Morocco says incoming abortion ship illegal

RABAT, Morocco - Moroccan authorities said Wednesday that a Dutch ship promoting legal abortions set to dock in Morocco is operating outside the law and could possibly be stopped before arriving at a northern Mediterranean port.

The Dutch ship, which promotes safe and legal abortions worldwide, was invited by a Moroccan women's group to raise awareness in the struggle to legalize abortions, which are not allowed in this conservative Muslim country.

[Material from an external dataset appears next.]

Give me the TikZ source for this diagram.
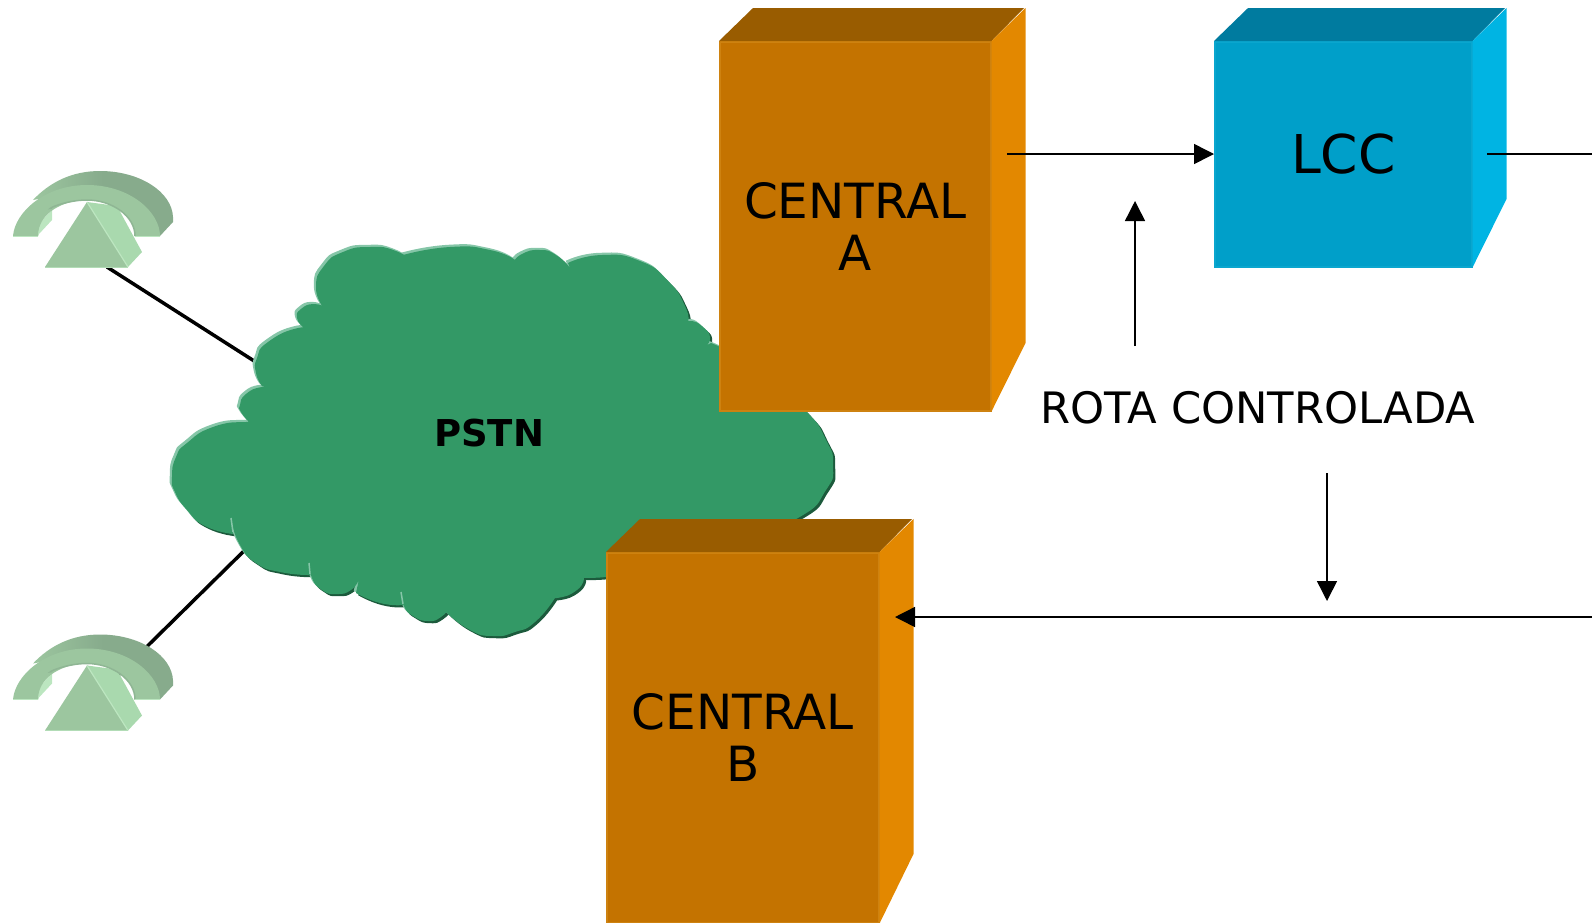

It is scheduled to arrive at the port of Smir Thursday.

It would be the "Women on Waves" boat's first landfall in a Muslim country.

"We haven't been informed about the arrival of this boat and from a security standpoint, it's a boat we don't know or why it is coming, so I don't see what we can do," Minister of Interior Mohend Laenser told The Associated Press.

Minister of Education Lahcen Daoudi added that any boat coming to Morocco had to respect its laws. "The people charged with applying the law will apply it on everything to do with the boat," he said.

According to a statement by the organization, the ship can provide women with safe and legal abortions under Dutch law in international waters until the six-and-a-half week of pregnancy.

The organization said it had set up a hotline for Moroccan women to give information about abortion, including locally available pharmaceuticals that can be safely used to perform abortions at home.

"There are between 600 and 800 abortions a day in Morocco, that's an enormous amount," said Ibtissame Lachgar, a member of MALI (Alternative Movement for Individual Liberties), the group that invited the boat. "We want to legalize abortion, to condemn this law that destroys freedom, that we find criminal."

The Moroccan Health Ministry issued a statement that if the people on the boat were intending to perform operations, they would be in violation of the law.

"The Ministry of Health ... was never informed of this event and has not authorized any party or doctor, not residing in Morocco, to carry out this medical procedure," it said.

The Women on Waves organization has previously promoted controversy and angered authorities in conservative Catholic countries, where abortion is also often frowned upon.

In 2003, the boat docked in Poland and the following year was prevented from docking in Portugal.